There is a class of home loan sitting in the housing market right now that most buyers have no idea exists. During the pandemic, millions of homeowners locked in mortgages at rates between 2 and 4 percent. Today's 30-year fixed rate is sitting around 6.37 percent as of mid-April 2026. The gap between what those existing homeowners are paying every month and what a new buyer would pay on a fresh loan is massive. Assumable mortgages are one of the only legal ways to close that gap, and they are being underused almost entirely because people do not know to ask about them.

An assumable mortgage works exactly like it sounds. Instead of taking out a brand new loan at today's rate, a buyer takes over the seller's existing mortgage, including its remaining balance, terms, and most importantly, its interest rate. If the seller locked in a 2.75 percent rate in 2021 and has been paying it down since, the buyer who assumes that loan gets to continue paying 2.75 percent on whatever balance remains. In a rate environment like this one, the monthly payment difference on a $400,000 loan between a 2.75 percent rate and a 6.37 percent rate can be $900 or more every month.

Not every mortgage is assumable. The key restriction is that only federally backed loans qualify. FHA loans, VA loans, and USDA loans are all assumable by design. Conventional loans backed by Fannie Mae and Freddie Mac are not. Of the roughly 52 million outstanding mortgages in the United States, approximately 23 percent are federally backed and technically assumable. That is not a small number. When you are talking about millions of homeowners who took out FHA and VA loans between 2020 and 2023 at rates that buyers today can only dream about, there is real inventory available for someone willing to do the work to find it.

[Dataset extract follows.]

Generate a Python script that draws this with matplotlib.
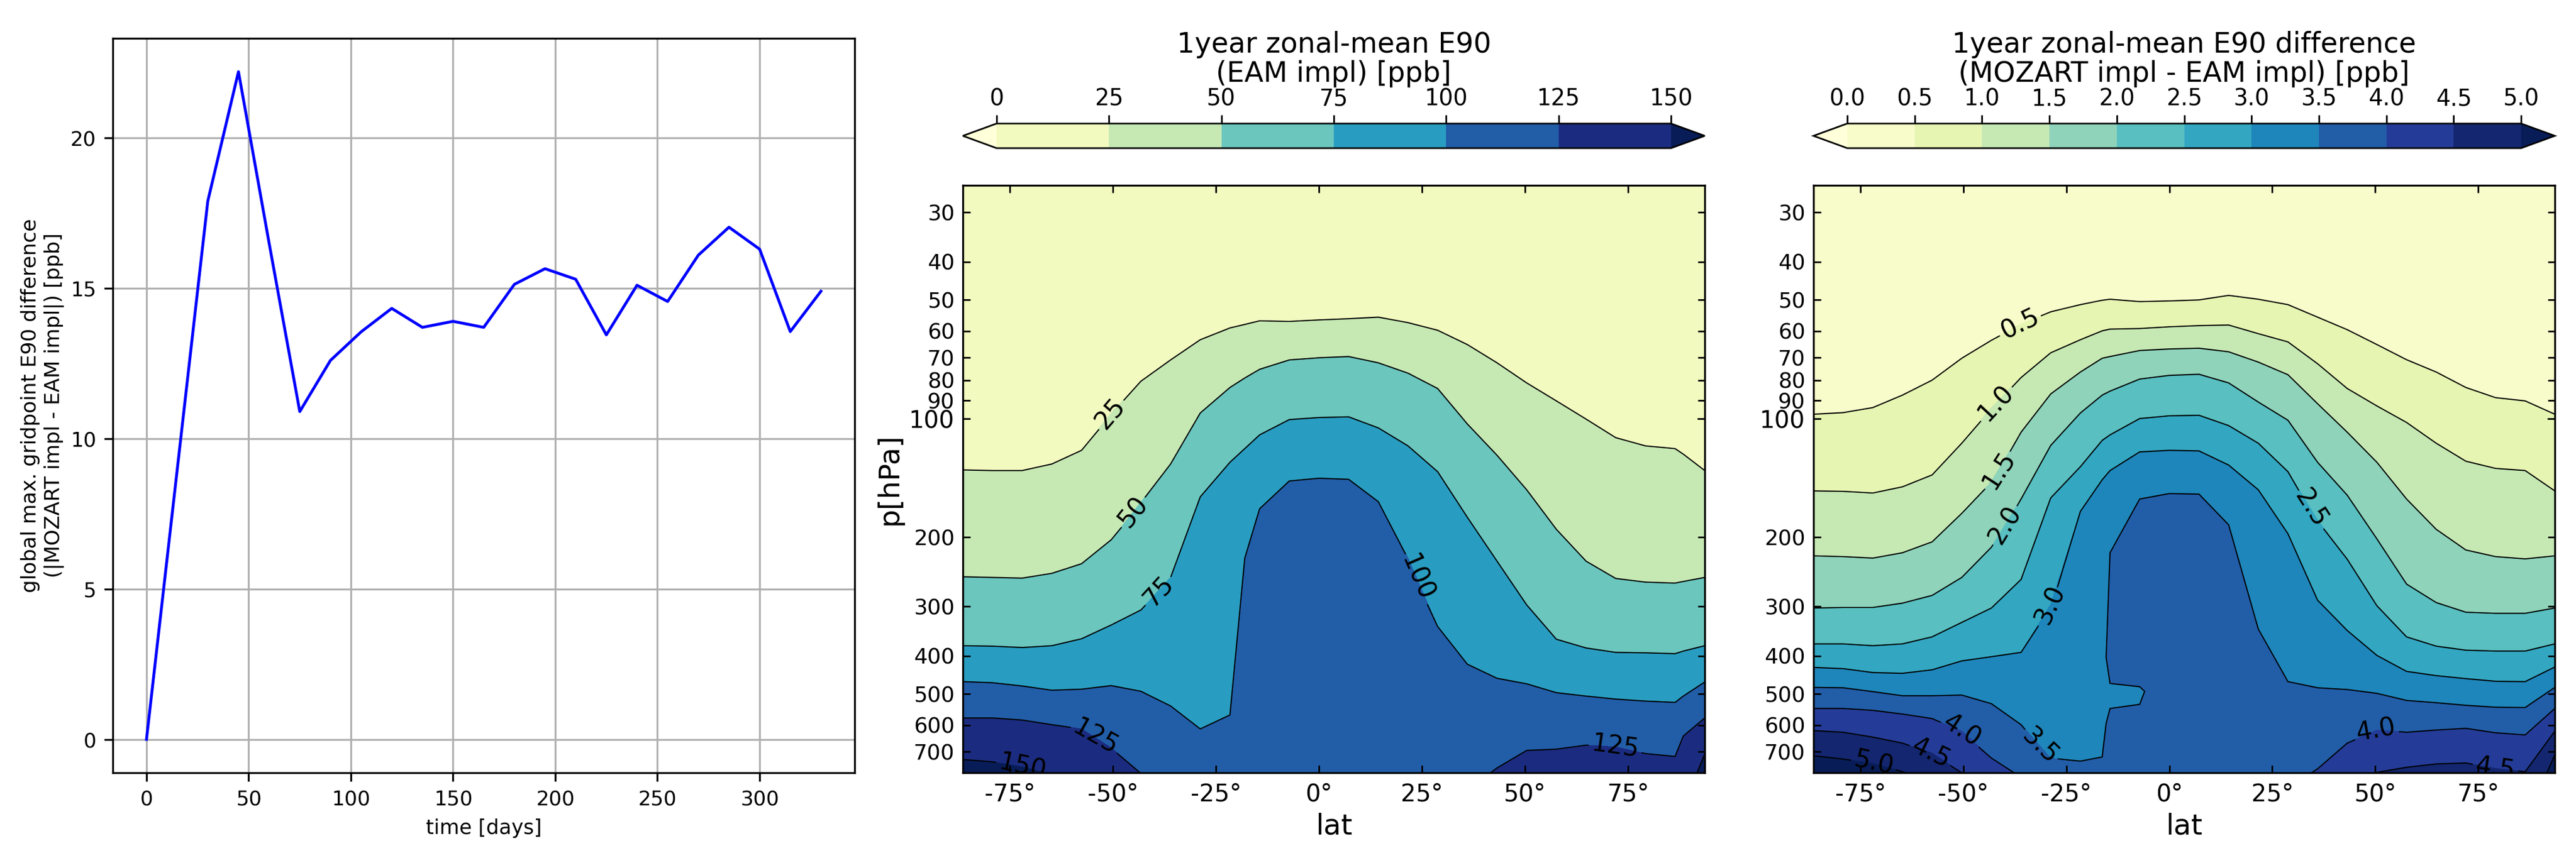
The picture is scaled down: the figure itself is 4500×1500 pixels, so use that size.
import numpy as np
import matplotlib
matplotlib.use('Agg')
import matplotlib.pyplot as plt
from matplotlib.ticker import FixedLocator, FixedFormatter

# time series of the global max difference
days = [0, 15, 30, 45, 60, 75, 90, 105, 120, 135, 150, 165, 180, 195, 210, 225, 240, 255, 270, 285, 300, 315, 330]
max_diff = [0, 8.95, 17.9, 22.2, 16.5, 10.9, 12.6, 13.55, 14.33, 13.7, 13.9, 13.7, 15.13, 15.65, 15.3, 13.45,
            15.1, 14.56, 16.1, 17.03, 16.3, 13.56, 14.9]

# EAM panel: pressure [hPa] of every contour level at each latitude
lat_eam = [-86.4, -79.2, -72, -64.8, -57.6, -50.4, -43.2, -36, -28.8, -21.6, -18, -14.4, -7.2, 0, 7.2, 14.4, 21.6,
           28.8, 36, 43.2, 50.4, 57.6, 64.8, 72, 79.2, 86.4, 88.4, 93.6]
eam_25 = [135, 135.5, 135.5, 130.4, 120.4, 96.8, 80.4, 71, 63.1, 58.9, 57.7, 56.5, 56.7, 56.2, 55.8, 55.3, 57.1,
          59.7, 64.9, 72.2, 81.2, 90.2, 100.3, 111.8, 117.3, 119.2, 123.1, 135.5]
eam_50 = [252, 253, 254, 247, 233.5, 203, 163, 130.4, 96.8, 83.4, 78.9, 75, 71, 70.1, 69.6, 72.2, 76.7,
          83.9, 103.2, 123.9, 151.6, 191, 230, 254.5, 260, 261.5, 259, 253]
eam_75 = [377, 378, 381, 377, 362, 334, 306, 253, 158, 129.1, 119.2, 110, 100.6, 99.4, 99, 105.6, 117.3,
          136.4, 178, 230, 297, 363, 382, 392, 393, 395, 389, 377]
eam_100 = [465, 468, 477, 489, 486, 476, 492, 536, 613, 565, 226, 169.4, 144, 141.7, 142.6, 162.5, 226,
           337, 420, 456, 471, 496, 506, 515, 521, 525, 506, 466]
eam_125 = [575, 575, 582, 598, 613, 685, 795, 894, 894, 894, 894, 894, 894, 894, 894, 894, 894,
           894, 875, 770, 695, 690, 674, 681, 708, 720, 639, 575]
eam_150 = [733, 743, 765, 800, 866, 955, 1049, 1157, 1157, 1157, 1157, 1157, 1157, 1157, 1157, 1157, 1157,
           1157, 1100, 1100, 1100, 1100, 1100, 1100, 1100, 986, 961, 710]
eam_levels = [0, 25, 50, 75, 100, 125, 150]

# difference panel
lat_diff = [-86.4, -79.2, -72, -64.8, -57.6, -50.4, -43.2, -36, -28.8, -21.6, -16.3, -14.4, -7.2, 0, 7.2, 14.4,
            21.6, 28.8, 36, 43.2, 50.4, 57.6, 64.8, 72, 79.2, 86.4, 93.6]
diff_05 = [97.5, 96.6, 93.8, 87.2, 79.9, 70.3, 63.3, 57.5, 53.6, 51.4, 50.1, 49.8, 50.5, 50.3, 50, 48.7,
           49.8, 51.4, 55.3, 59.5, 64.9, 70.9, 76.2, 83.4, 88.5, 90.2, 97.5]
diff_10 = [152.6, 153, 154.5, 149, 139, 115.5, 93.8, 78.7, 68.1, 63.1, 59.9, 59.3, 59.1, 58.5, 58.1, 57.9,
           60.9, 63.9, 72.6, 83.9, 92.9, 102.3, 115.5, 128.3, 133.8, 135.5, 152.6]
diff_15 = [223, 224, 226, 219, 205.5, 174, 144.5, 108.3, 86.6, 76.2, 70.3, 69.6, 67.2, 66.6, 66.3, 67.7,
           71.9, 77.4, 91.7, 108.3, 129.1, 160, 191, 215.5, 224, 227, 223]
diff_20 = [302.5, 301.5, 301.5, 294, 281, 253, 212, 160, 117, 96.8, 87.2, 85.2, 79.4, 77.7, 77.2, 81.2,
           90.8, 101, 129.1, 156.5, 202, 263, 293, 310, 312, 312, 302.5]
diff_25 = [373, 373, 377, 373, 358, 329, 302.5, 256, 159, 132.5, 113.6, 110, 100, 98.4, 98.1, 104.2,
           115.5, 136.4, 181, 227.5, 298.5, 358, 378, 387, 389, 389, 373]
diff_30 = [428, 431, 441, 443, 434, 412, 402, 392, 296, 172, 143, 135.5, 121.5, 120.4, 120.8, 131.2,
           151.6, 196, 289, 345, 399, 438, 449, 457, 464, 465, 427]
diff_35 = [481, 482, 493, 505, 505, 503, 529, 598, 727, 740, 722, 219, 160, 155, 155.5, 186,
           342, 465, 482, 487, 498, 519, 526, 534, 540, 541, 481]
diff_40 = [544, 544, 550, 562, 577, 621, 727, 813, 866, 866, 866, 866, 866, 866, 866, 866,
           866, 866, 774, 666, 617, 625, 617, 611, 627, 635, 544]
diff_45 = [619, 625, 643, 666, 706, 792, 894, 986, 986, 986, 986, 986, 986, 986, 986, 986,
           986, 986, 955, 866, 790, 767, 752, 748, 772, 787, 621]
diff_50 = [717, 731, 750, 787, 840, 924, 1049, 1157, 1157, 1157, 1157, 1157, 1157, 1157, 1157, 1157,
           1157, 1157, 1100, 1100, 1100, 1100, 1100, 1100, 1100, 1059, 713]
diff_levels = [0, .5, 1, 1.5, 2, 2.5, 3, 3.5, 4, 4.5, 5]
# tongue of lower values near 500 hPa, south of the equator: (lat index, pressures, values)
tongue_p = {11: [433, 507, 581], 12: [359, 503, 671]}
tongue_z = {11: [3.75, 3.25, 3.75], 12: [3.75, 3.45, 3.75]}
wall = 11  # first column where the 3.5 line sits on the dome

# where the labels sit
eam_labels = [(-50.3, 97.5), (-45.2, 172), (-38.3, 278), (24, 253), (-53.9, 633), (72, 660), (-71.8, 757)]
diff_labels = [(-36.4, 57.5), (-43, 89.4), (-41.3, 135.5), (-40.4, 185), (35.4, 167), (-29.3, 295), (-31, 674),
               (-50.2, 617), (50.2, 617), (-57.7, 700), (79, 787), (-71.9, 757)]

lat_ticks = [-75, -50, -25, 0, 25, 50, 75]
lat_ticklabels = ['-75°', '-50°', '-25°', '0°', '25°', '50°', '75°']
p_minor = [30, 40, 50, 60, 70, 80, 90, 200, 300, 400, 500, 600, 700]


def eam_field():
    rows = [eam_25, eam_50, eam_75, eam_100, eam_125, eam_150]
    vals = [25, 50, 75, 100, 125, 150]
    n = len(lat_eam)
    P = np.array([[10.] * n] + rows + [[3000.] * n])
    Z = np.array([[12.] * n] + [[v] * n for v in vals] + [[180.] * n], dtype=float)
    X = np.tile(lat_eam, (len(P), 1))
    return X, P, Z


def diff_field():
    n = len(lat_diff)
    p30, p35, p40 = np.array(diff_30), np.array(diff_35), np.array(diff_40)
    mid_p = np.zeros((5, n))
    mid_z = np.zeros((5, n))
    for i in range(n):
        if i < wall:
            # between the 3.0 line and the 3.5 line
            mid_p[:, i] = [p30[i] + (p35[i] - p30[i]) * k / 5 for k in range(1, 6)]
            mid_z[:, i] = [3.25, 3.25, 3.25, 3.25, 3.5]
        else:
            # 3.5 line first, then up to the 4.0 line
            mid_p[:, i] = [p35[i] + (p40[i] - p35[i]) * k / 5 for k in range(0, 5)]
            mid_z[:, i] = [3.5, 3.75, 3.75, 3.75, 3.75]
    for i in tongue_p:
        mid_p[1:4, i] = tongue_p[i]
        mid_z[1:4, i] = tongue_z[i]
    top = [diff_05, diff_10, diff_15, diff_20, diff_25, diff_30]
    bot = [diff_40, diff_45, diff_50]
    P = np.vstack([[10.] * n, top, mid_p, bot, [3000.] * n])
    Z = np.vstack([[.25] * n, [[v] * n for v in [.5, 1, 1.5, 2, 2.5, 3]], mid_z,
                   [[v] * n for v in [4, 4.5, 5]], [6.] * n])
    X = np.tile(lat_diff, (len(P), 1))
    return X, P, Z


def zonal_panel(rect, cbar_rect, field, levels, labels, fmt, title, cb_ticks, cb_fmt, show_ylabel):
    ax = fig.add_axes(rect)
    X, P, Z = field
    cf = ax.contourf(X, P, Z, levels=levels, cmap='YlGnBu', extend='both')
    cs = ax.contour(X, P, Z, levels=levels, colors='k', linewidths=0.5)
    ax.set_yscale('log')
    ax.set_xlim(-86.4, 93.6)
    ax.set_ylim(792, 25.6)
    ax.clabel(cs, inline=True, fontsize=10.5, fmt=fmt, manual=labels)
    ax.set_xticks(lat_ticks)
    ax.set_xticklabels(lat_ticklabels)
    ax.yaxis.set_major_locator(FixedLocator([100]))
    ax.yaxis.set_major_formatter(FixedFormatter(['100']))
    ax.yaxis.set_minor_locator(FixedLocator(p_minor))
    ax.yaxis.set_minor_formatter(FixedFormatter([str(p) for p in p_minor]))
    ax.tick_params(which='major', direction='in', top=True, right=True, length=3.2, width=0.7, labelsize=10)
    ax.tick_params(axis='y', which='minor', direction='in', right=True, length=3, width=0.7, labelsize=9)
    ax.tick_params(axis='x', labelsize=10, pad=4)
    ax.set_xlabel('lat', fontsize=12, labelpad=2.5)
    if show_ylabel:
        ax.set_ylabel('p[hPa]', fontsize=12, labelpad=2.4)

    cax = fig.add_axes(cbar_rect)
    cb = fig.colorbar(cf, cax=cax, orientation='horizontal')
    cb.set_ticks(cb_ticks)
    cb.set_ticklabels([cb_fmt % t for t in cb_ticks])
    cax.xaxis.set_ticks_position('top')
    cax.tick_params(axis='x', length=3.5, width=0.7, labelsize=9.5, pad=2)
    cb.outline.set_linewidth(0.7)
    cax.set_title(title, fontsize=11.7, pad=2.4, linespacing=1.07)


W, H = 4500., 1500.


def box(x0, x1, y0, y1):
    # pixels measured from the top left to figure fractions
    return [x0 / W, 1 - y1 / H, (x1 - x0) / W, (y1 - y0) / H]


fig = plt.figure(figsize=(15, 5), dpi=300)

ax1 = fig.add_axes(box(197, 1493, 67, 1351))
ax1.plot(days, max_diff, color='b', linewidth=1.2)
ax1.grid(True)
ax1.tick_params(labelsize=8.5)
ax1.set_xlabel('time [days]', fontsize=8.5)
ax1.set_ylabel('global max. gridpoint E90 difference\n(|MOZART impl - EAM impl|) [ppb]', fontsize=8.6,
               labelpad=2.6, linespacing=1.25)

zonal_panel(box(1682, 2978, 324, 1351), box(1682, 2978, 216, 259), eam_field(), eam_levels, eam_labels, '%g',
            '1year zonal-mean E90\n(EAM impl) [ppb]', eam_levels, '%g', True)
zonal_panel(box(3168, 4463, 324, 1351), box(3168, 4463, 216, 259), diff_field(), diff_levels, diff_labels, '%.1f',
            '1year zonal-mean E90 difference\n(MOZART impl - EAM impl) [ppb]', diff_levels, '%.1f', False)

plt.savefig('out.png', dpi=300)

The process is more involved than a standard home purchase, and that friction is one reason more buyers are not pursuing it. The buyer must apply with the lender and qualify under the lender's underwriting standards, the same as if they were taking out a new loan. The lender has to approve the assumption, and lenders have been slow to process these, with some taking 45 to 90 days to complete. The seller also needs to be released from liability on the original loan once the assumption closes, which is a step some sellers are hesitant about until they understand how it works. None of these are insurmountable problems, but they require a buyer who is patient and a real estate agent who actually knows the process.

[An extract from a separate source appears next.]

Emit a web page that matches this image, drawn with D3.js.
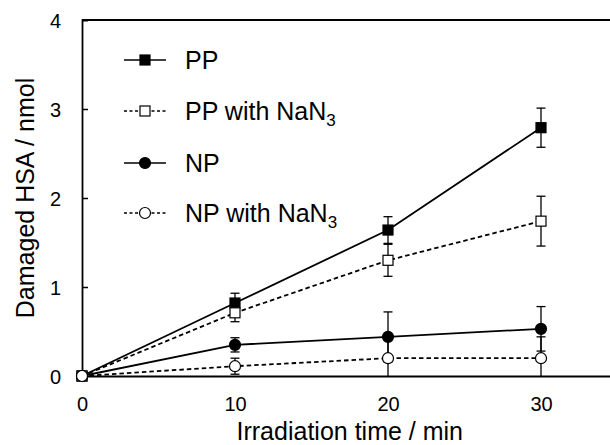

The biggest challenge for first-time buyers specifically is the equity gap. When a seller has been paying down a 2021 mortgage for five years, their loan balance might be $280,000 on a home now worth $420,000. The buyer assuming the mortgage gets the low rate on the $280,000 balance, but they still owe the seller the $140,000 difference in equity, either in cash or through a second loan. Coming up with that equity payment is where many first-time buyers hit a wall, because it can far exceed a typical down payment. Veterans have an advantage here because the VA has specific programs designed to make equity gap payments more manageable in assumption transactions.

Despite the complexity, the math on assumable mortgages is hard to argue with in the current environment. A buyer who successfully assumes a 3 percent FHA loan instead of taking a new 6.37 percent loan saves tens of thousands of dollars over the first five years alone. Over a 30-year hold, the savings become extraordinary. The NPR reporting from earlier this year on assumable mortgages described buyers saving nearly $300 per month even on modest loan balances, which adds up to $3,600 per year in real money back into a household budget.

The practical steps for buyers who want to pursue this are specific. First, look for listings where the seller is disclosing FHA or VA financing, which signals the loan is likely assumable. Second, work with an agent who has done assumption transactions before, because the process requires knowledge most agents do not have from standard deals. Third, speak directly with the seller's lender early, before making an offer, to understand their timeline and requirements. The earlier you surface these conversations, the less friction you encounter at the closing table.

Assumable mortgages are not the right fit for every buyer or every property. The equity gap issue is real and can eliminate deals that look good on paper. But for buyers in the right situation, inheriting a sub-3 percent loan on a home in a market where rates are double that is one of the most concrete financial advantages available in the current housing market. The opportunity is there. Most buyers just are not looking for it.